**EXERCISE DETAILS**
Both the line containing "Output the Python" and the line containing "plt.rcParams['font.family'] = ['Liberation" belong in the copy, as do all lines between them, copied exactly; pictures do not.

**DATASET EXCERPTS**

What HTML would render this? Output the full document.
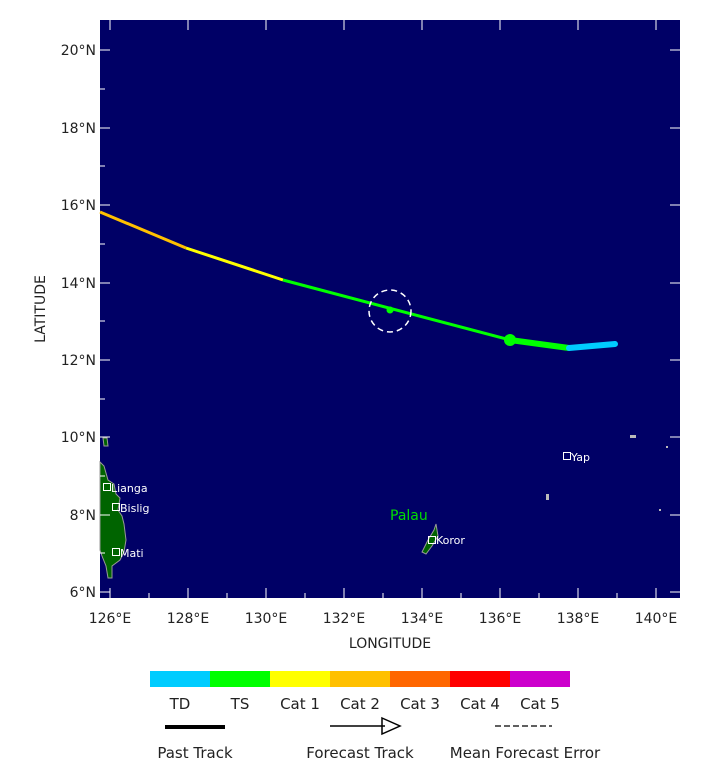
<!DOCTYPE html><html><head><style>body{margin:0;background:#fff;width:720px;height:760px;overflow:hidden}svg text{font-family:"DejaVu Sans","Liberation Sans",sans-serif}</style></head><body>
<svg width="720" height="760" xmlns="http://www.w3.org/2000/svg">
<rect x="100" y="20" width="580" height="578" fill="#000066"/>
<!-- land -->
<path d="M100,462 L104,466 L108,480 L114,484 L116,494 L120,498 L118,510 L122,516 L124,524 L126,540 L124,552 L120,560 L112,566 L112,578 L108,578 L106,566 L102,556 L100,550 Z" fill="#006400" stroke="#999" stroke-width="1"/>
<path d="M103,438 L107,438 L108,446 L104,446 Z" fill="#006400" stroke="#999" stroke-width="1"/>
<path d="M436,524 L438,536 L432,546 L426,554 L422,552 L428,540 L434,530 Z" fill="#006400" stroke="#999" stroke-width="1"/>
<g fill="#bbb"><rect x="630" y="435" width="6" height="3"/><rect x="546" y="494" width="3" height="6"/><rect x="666" y="446" width="2" height="2"/><rect x="659" y="509" width="2" height="2"/></g>
<!-- ticks -->
<g stroke="#fff" stroke-width="1">
<path d="M110,598v-10M188,598v-10M266,598v-10M344,598v-10M422,598v-10M500,598v-10M578,598v-10M656,598v-10M149,598v-5M227,598v-5M305,598v-5M383,598v-5M461,598v-5M539,598v-5M617,598v-5"/>
<path d="M110,20v10M188,20v10M266,20v10M344,20v10M422,20v10M500,20v10M578,20v10M656,20v10"/>
<path d="M100,50h10M100,128h10M100,205h10M100,283h10M100,360h10M100,437h10M100,515h10M100,592h10M100,89h5M100,166h5M100,244h5M100,321h5M100,399h5M100,476h5M100,553h5"/>
<path d="M680,50h-10M680,128h-10M680,205h-10M680,283h-10M680,360h-10M680,437h-10M680,515h-10M680,592h-10"/>
</g>
<!-- track -->
<polyline points="100,212 186,248" stroke="#ffc000" stroke-width="3" fill="none"/>
<polyline points="186,248 283,280" stroke="#ffff00" stroke-width="3" fill="none"/>
<polyline points="283,280 510,340" stroke="#00ff00" stroke-width="3" fill="none"/>
<polyline points="510,340 569,348" stroke="#00ff00" stroke-width="6" fill="none"/>
<polyline points="569,348 615,344" stroke="#00ccff" stroke-width="6" fill="none" stroke-linecap="round"/>
<circle cx="510" cy="340" r="6" fill="#00ff00"/>
<circle cx="390" cy="310" r="3.5" fill="#00ff00"/>
<circle cx="390" cy="311" r="21" fill="none" stroke="#fff" stroke-width="1.5" stroke-dasharray="6,4"/>
<!-- stations -->
<g fill="none" stroke="#fff"><rect x="103.5" y="483.5" width="7" height="7"/><rect x="112.5" y="503.5" width="7" height="7"/><rect x="112.5" y="548.5" width="7" height="7"/><rect x="428.5" y="536.5" width="7" height="7"/><rect x="563.5" y="452.5" width="7" height="7"/></g>
<g fill="#fff" font-size="11"><text x="111" y="492">Lianga</text><text x="120" y="512">Bislig</text><text x="120" y="557">Mati</text><text x="436" y="544">Koror</text><text x="571" y="461">Yap</text></g>
<text x="390" y="520" fill="#00dd00" font-size="14">Palau</text>
<!-- axis labels -->
<g font-size="14" fill="#222" text-anchor="middle"><text x="110" y="623">126°E</text><text x="188" y="623">128°E</text><text x="266" y="623">130°E</text><text x="344" y="623">132°E</text><text x="422" y="623">134°E</text><text x="500" y="623">136°E</text><text x="578" y="623">138°E</text><text x="656" y="623">140°E</text><text x="390" y="648">LONGITUDE</text></g>
<g font-size="14" fill="#222" text-anchor="end"><text x="96" y="55">20°N</text><text x="96" y="133">18°N</text><text x="96" y="210">16°N</text><text x="96" y="288">14°N</text><text x="96" y="365">12°N</text><text x="96" y="442">10°N</text><text x="96" y="520">8°N</text><text x="96" y="597">6°N</text></g>
<text transform="translate(45,309) rotate(-90)" font-size="14" fill="#222" text-anchor="middle">LATITUDE</text>
<!-- legend -->
<rect x="150" y="671" width="60" height="16" fill="#00ccff"/><rect x="210" y="671" width="60" height="16" fill="#00ff00"/><rect x="270" y="671" width="60" height="16" fill="#ffff00"/><rect x="330" y="671" width="60" height="16" fill="#ffc000"/><rect x="390" y="671" width="60" height="16" fill="#ff6600"/><rect x="450" y="671" width="60" height="16" fill="#ff0000"/><rect x="510" y="671" width="60" height="16" fill="#cc00cc"/>
<g font-size="15" fill="#222" text-anchor="middle"><text x="180" y="709">TD</text><text x="240" y="709">TS</text><text x="300" y="709">Cat 1</text><text x="360" y="709">Cat 2</text><text x="420" y="709">Cat 3</text><text x="480" y="709">Cat 4</text><text x="540" y="709">Cat 5</text>
<text x="195" y="758">Past Track</text><text x="360" y="758">Forecast Track</text><text x="525" y="758">Mean Forecast Error</text></g>
<line x1="165" y1="727" x2="225" y2="727" stroke="#000" stroke-width="4"/>
<line x1="330" y1="726" x2="385" y2="726" stroke="#000" stroke-width="1.5"/><path d="M382,718 L400,726 L382,734 Z" fill="none" stroke="#000" stroke-width="1.5"/>
<line x1="495" y1="726" x2="552" y2="726" stroke="#000" stroke-width="1.2" stroke-dasharray="6,3"/>
</svg></body></html>
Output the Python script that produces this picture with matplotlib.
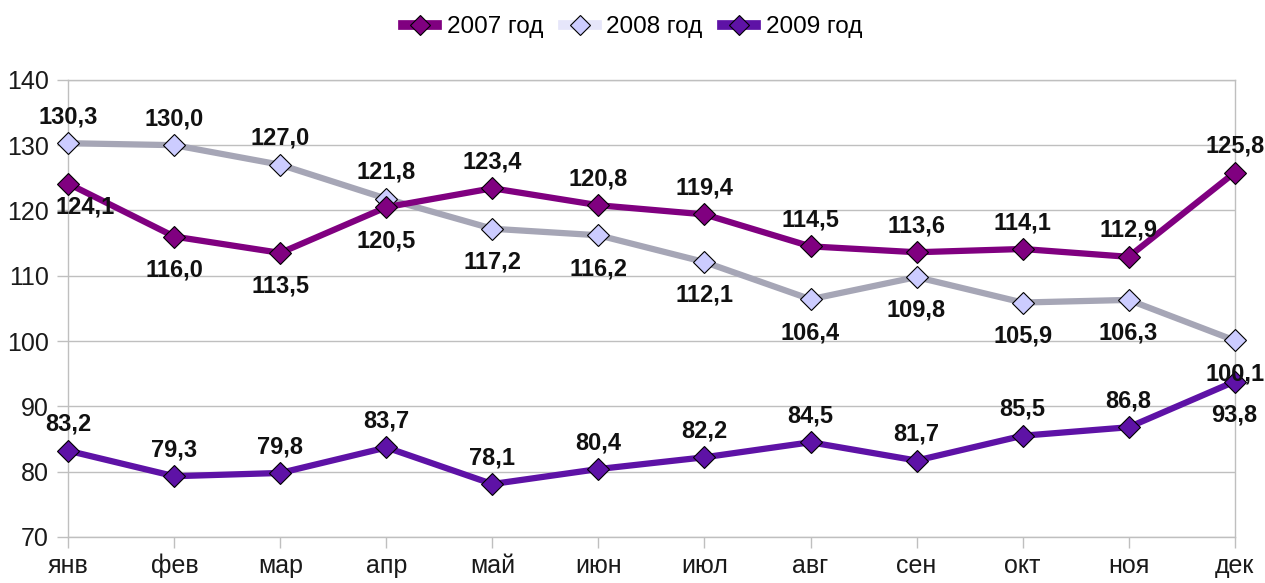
import numpy as np
import matplotlib
matplotlib.use('Agg')
import matplotlib.pyplot as plt
from matplotlib.lines import Line2D

plt.rcParams['font.family'] = ['Liberation Sans', 'DejaVu Sans']

# Data
months = ['янв', 'фев', 'мар', 'апр', 'май', 'июн', 'июл', 'авг', 'сен', 'окт', 'ноя', 'дек']
y2007 = [124.1, 116.0, 113.5, 120.5, 123.4, 120.8, 119.4, 114.5, 113.6, 114.1, 112.9, 125.8]
y2008 = [130.3, 130.0, 127.0, 121.8, 117.2, 116.2, 112.1, 106.4, 109.8, 105.9, 106.3, 100.1]
y2009 = [83.2, 79.3, 79.8, 83.7, 78.1, 80.4, 82.2, 84.5, 81.7, 85.5, 86.8, 93.8]

# label placement: 1 = above, -1 = below
pos2007 = [-1, -1, -1, -1, 1, 1, 1, 1, 1, 1, 1, 1]
pos2008 = [1, 1, 1, 1, -1, -1, -1, -1, -1, -1, -1, -1]
pos2009 = [1] * 11 + [-1]

c2007 = '#800080'
c2008_line = '#A6A6B6'
c2008_mark = '#CCCCFF'
c2009 = '#5E12A6'

fig = plt.figure(figsize=(12.65, 5.83), dpi=100)
ax = fig.add_axes([0.054, 0.079, 0.922, 0.784])
x = np.arange(len(months))

ax.plot(x, y2007, color=c2007, lw=4.5, marker='D', ms=11, mfc=c2007, mec='black', mew=0.8, zorder=4, clip_on=False)
ax.plot(x, y2008, color=c2008_line, lw=4.5, marker='D', ms=11, mfc=c2008_mark, mec='black', mew=0.8, zorder=3, clip_on=False)
ax.plot(x, y2009, color=c2009, lw=4.5, marker='D', ms=11, mfc=c2009, mec='black', mew=0.8, zorder=4, clip_on=False)

def fmt(v):
    return f'{v:.1f}'.replace('.', ',')

for ys, ps in [(y2007, pos2007), (y2008, pos2008), (y2009, pos2009)]:
    for i, (v, p) in enumerate(zip(ys, ps)):
        dy = 19 if p > 0 else -24
        dx = 0
        if i == 0 and p < 0:
            dx = 12
            dy = -17
        ax.annotate(fmt(v), (i, v), xytext=(dx, dy), textcoords='offset points',
                    ha='center', va='center', fontsize=17, fontweight='bold',
                    color='#111111', zorder=6, annotation_clip=False)

ax.set_xlim(0, 11)
ax.set_ylim(70, 140)
ax.set_yticks(range(70, 141, 10))
ax.set_xticks(x)
ax.set_xticklabels(months)
ax.grid(axis='y', color='#BFBFBF', lw=1)
ax.set_axisbelow(True)
for s in ax.spines.values():
    s.set_color('#BFBFBF')
    s.set_linewidth(1)
ax.tick_params(axis='both', colors='#BFBFBF', labelcolor='#1a1a1a', labelsize=18, length=8, width=1)
ax.tick_params(axis='x', pad=4)
ax.tick_params(axis='y', pad=6)

handles = [
    Line2D([], [], color=c2007, lw=7, marker='D', ms=10, mfc=c2007, mec='black', mew=0.8),
    Line2D([], [], color='#E6E6FA', lw=7, marker='D', ms=10, mfc=c2008_mark, mec='black', mew=0.8),
    Line2D([], [], color=c2009, lw=7, marker='D', ms=10, mfc=c2009, mec='black', mew=0.8),
]
fig.legend(handles, ['2007 год', '2008 год', '2009 год'], loc='upper center',
           bbox_to_anchor=(0.5, 1.01), ncol=3, frameon=False, fontsize=17.5,
           handlelength=1.4, handletextpad=0.4, columnspacing=0.8)

fig.savefig('out.png', dpi=100)
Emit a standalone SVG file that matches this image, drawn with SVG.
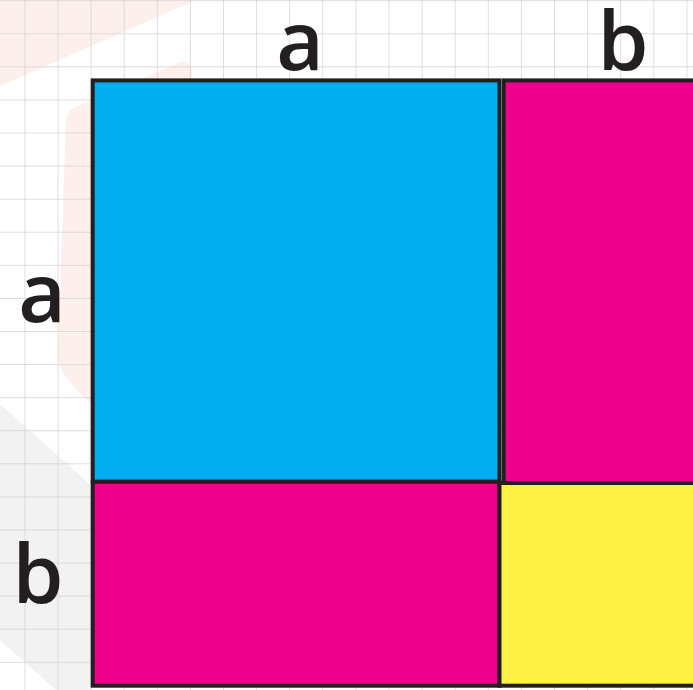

**SOLUTION TO THIS TASK**
Output the Python script that produces this picture with matplotlib.
import numpy as np
import matplotlib
matplotlib.use('Agg')
import matplotlib.pyplot as plt
from matplotlib.lines import Line2D

plt.rcParams['font.family'] = ['Liberation Sans', 'DejaVu Sans']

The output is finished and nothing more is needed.